Regia di Umberto Carteni vedi scheda film
Valentino è un giovane ragazzo pugliese che anni prima si è trasferito a Milano per lavoro, ha conosciuto Costanza, che ha sposato e con la quale ha costruito un’importante azienda nel settore dei design. L’oscuro passato di Valentino Tarocco non è mai venuto a galla ma, il passato torna, sempre.

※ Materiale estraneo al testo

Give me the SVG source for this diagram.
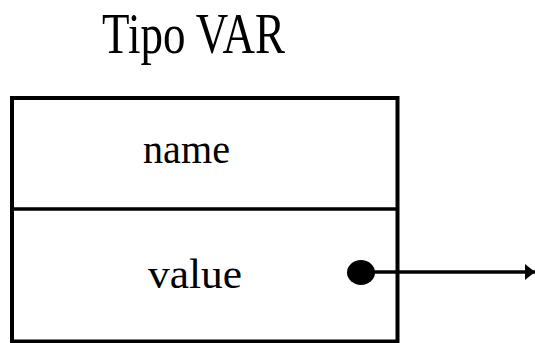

L’operazione di rifare un film francese non sempre si rivela un successo, anzi. Trasferire la comicità da una lingua all’altra è cosa difficile da realizzare e spesso si incappa in un film che sembra menomato di idee o piuttosto di spunti di trama. È proprio ciò che accade alla pellicola di Umberto Carteni che non funziona già dalle prime battute. Sembra incapace di creare basi della narrazione tali da rendere il racconto coinvolgente per chi guarda e, in quello che mostra, non sembra esserci nulla di interessante o divertente.
Provando ad analizzare, senza andare neanche troppo a fondo, ciò che ci troviamo di fronte, vediamo un uomo ricco ma insoddisfatto che ha rinnegato le sue origini e la sua famiglia per il successo e per il vile denaro e che solo “perdendo la testa” riuscirà a ritrovare sé stesso. Ebbene qualcosa di interessante ci sarebbe pure, se non fosse messo in scena come la più bonaria parabola del figliol prodigo, che vira all’importanza della famiglia sopra ogni cosa.
Anche in questo caso non ci sarebbe poi nulla di male, direte voi, ognuno sceglie e persegue le proprie priorità ma, se tutto stride e nulla di ciò che viene raccontato sembra avere un senso, se ogni prospettiva sembra scialba e inconsistente, la colpa va ricercata nel modo in cui la sceneggiatura è stata scritta e/o nel modo in cui gli attori decidono di interpretarla.
Riccardo Scamarcio e company sembrano infatti i primi portatori di quel senso di estraneità che si percepisce per tutta la durata della pellicola. Che poi, anche in quel caso, non è chiaro se questa bolla di apatia recitativa sia dovuta all’incapacità della sceneggiatura di rendere partecipi gli attori, tanto quanto gli spettatori, oppure sia perché la stessa è sottovalutata e poco considerata dagli stessi.
Per assurdo la parte più simpatica dell’intero film, risultano essere proprio tutti quei momenti in cui i protagonisti sono nella decadente tenuta di famiglia. Gli attori che ne compongono il colorito nucleo familiare sono divertenti e convincenti, a partire da Antonio Gerardi, passando per Grazia Schiavo e Nunzia Schiano fino ad arrivare ad Adriano Pappalardo a modo loro, tutti capaci di strappare almeno un accenno di sorriso.
In sostanza non funziona nulla di quello che dovrebbe funzionare ma, alla fine non si capisce neanche esattamente cosa ci sia che non vada, l’unica sensazione che rimane, al termine della visione, è uno stato di disagio e insofferenza (solo) apparentemente inspiegabili.